Poor consumer confidence hits recovery
According to Deloitte’s pre-budget chief executive forum – which questioned the concerns of 129 Irish business leaders – weak consumer confidence is the “greatest single challenge facing Irish businesses” at the moment, outstripping other popular bugbears such as poor credit flows, bad debt levels and exchange rate volatility.
“It is no surprise that chief executives have highlighted consumer confidence and the lack of a detailed Government step plan to drive recovery in the economy as the two most significant challenges to the recovery of their businesses. They are essentially two sides of the same coin,” commented Paul Reck, Deloitte’s head of tax policy.

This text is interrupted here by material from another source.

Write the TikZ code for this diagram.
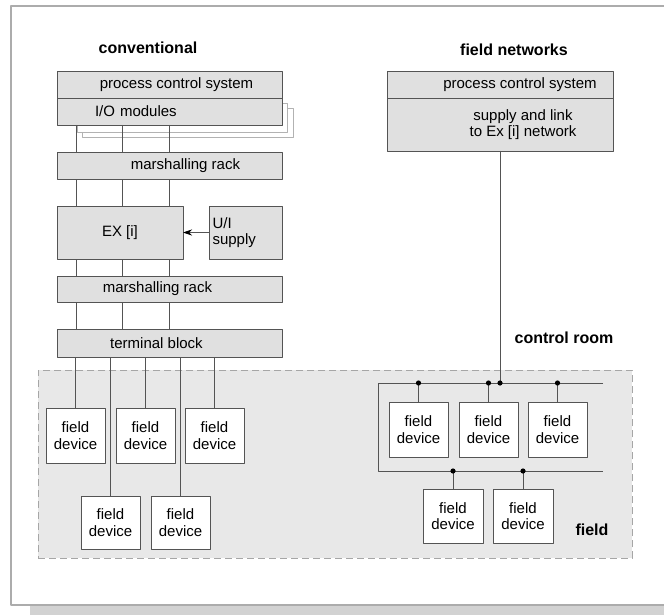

“While the Government is to be commended for many of the steps it has taken to address our recent difficulties it could definitely do more to engender confidence that it has a clear strategy for recovery underpinning its actions, to properly set it out with its impacts and then to communicate it.
“A clear strategy and plan for its implementation with its implications for businesses will give much needed certainty to business and in turn generate confidence in consumers,” he added.
Those surveyed as part of this year’s Deloitte leaders’ forum have called on the Government to come up with a detailed step-by-step plan for recovery. When asked what will improve the business environment, respondents said that the Government should take the lead in helping to restore consumer confidence by establishing a focused recovery.
Addressing credit availability issues and getting NAMA up and running were secondary concerns.
Respondents also called for more state support in helping to retain employment levels, while nearly 20% called for a reduction in State charges.